The lines from the top of the material below through the line containing "plt.rcParams['hatch.linewidth'] = 0.45" are to be printed exactly, with pictures omitted.

>> begin

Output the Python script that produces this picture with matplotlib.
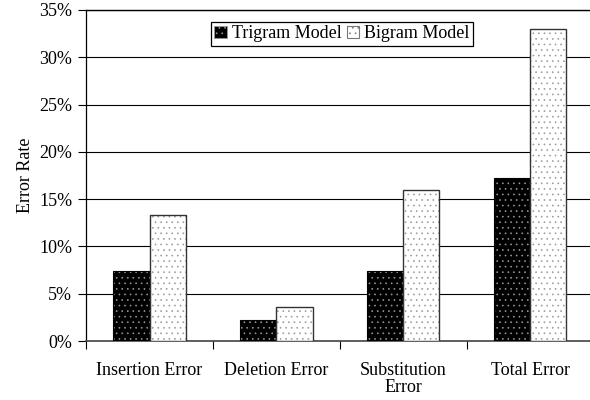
import numpy as np
import matplotlib.pyplot as plt
from matplotlib.patches import Patch
from matplotlib.ticker import FuncFormatter

plt.rcParams['font.family'] = ['Liberation Serif', 'DejaVu Serif']
plt.rcParams['hatch.linewidth'] = 0.45

categories = ['Insertion Error', 'Deletion Error', 'Substitution\nError', 'Total Error']
trigram = [7.4, 2.2, 7.4, 17.2]
bigram = [13.3, 3.6, 16.0, 33.0]
series_names = ['Trigram Model', 'Bigram Model']

fs = 13

fig = plt.figure(figsize=(5.9, 4.0), dpi=100)
ax = fig.add_axes([0.146, 0.1475, 0.86, 0.8275])

x = np.arange(len(categories))
w = 0.285
ax.bar(x - w / 2, trigram, w, color='black', edgecolor='#999999', hatch='...',
       linewidth=0.6, zorder=3)
ax.bar(x - w / 2, trigram, w, color='none', edgecolor='black', linewidth=0.8, zorder=4)
ax.bar(x + w / 2, bigram, w, color='white', edgecolor='#999999', hatch='...',
       linewidth=0.6, zorder=3)
ax.bar(x + w / 2, bigram, w, color='none', edgecolor='#333333', linewidth=1.0, zorder=4)

ax.set_xlim(-0.5, 3.5)
ax.set_ylim(0, 35)
ax.set_yticks(np.arange(0, 36, 5))
ax.yaxis.set_major_formatter(FuncFormatter(lambda v, p: f'{v:.0f}%'))
ax.yaxis.grid(True, color='black', linewidth=0.8, zorder=0)
ax.set_axisbelow(True)

ax.set_xticks(x)
ax.set_xticklabels(categories, fontsize=fs, linespacing=1.0)
ax.tick_params(axis='x', length=0, pad=15)
ax.set_xticks(np.arange(-0.5, 4, 1.0), minor=True)
ax.tick_params(axis='x', which='minor', length=6, width=0.8, direction='out')
ax.tick_params(axis='y', length=6, width=0.8, direction='out', labelsize=fs, pad=4)

ax.set_ylabel('Error Rate', fontsize=fs, labelpad=4)

ax.spines['right'].set_visible(False)
ax.spines['left'].set_linewidth(0.9)
ax.spines['bottom'].set_linewidth(1.2)
ax.spines['bottom'].set_color('#444444')
ax.spines['top'].set_linewidth(1.0)

handles = [Patch(facecolor='black', edgecolor='#999999', hatch='...', linewidth=0.6),
           Patch(facecolor='white', edgecolor='#777777', hatch='...', linewidth=0.8)]
leg = ax.legend(handles, series_names, loc='upper center', bbox_to_anchor=(0.504, 0.965),
                ncol=2, fontsize=fs, frameon=True, fancybox=False, framealpha=1,
                edgecolor='black', handlelength=0.7, handleheight=0.7,
                handletextpad=0.25, columnspacing=0.3, borderpad=0.2, borderaxespad=0)
leg.get_frame().set_linewidth(0.9)
leg.set_zorder(5)

fig.savefig('out.png', dpi=100)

>> end

» **RESULT OF THE TASK**:
Output the Python script that produces this picture with matplotlib.
import numpy as np
import matplotlib.pyplot as plt
from matplotlib.patches import Patch
from matplotlib.ticker import FuncFormatter

plt.rcParams['font.family'] = ['Liberation Serif', 'DejaVu Serif']
plt.rcParams['hatch.linewidth'] = 0.45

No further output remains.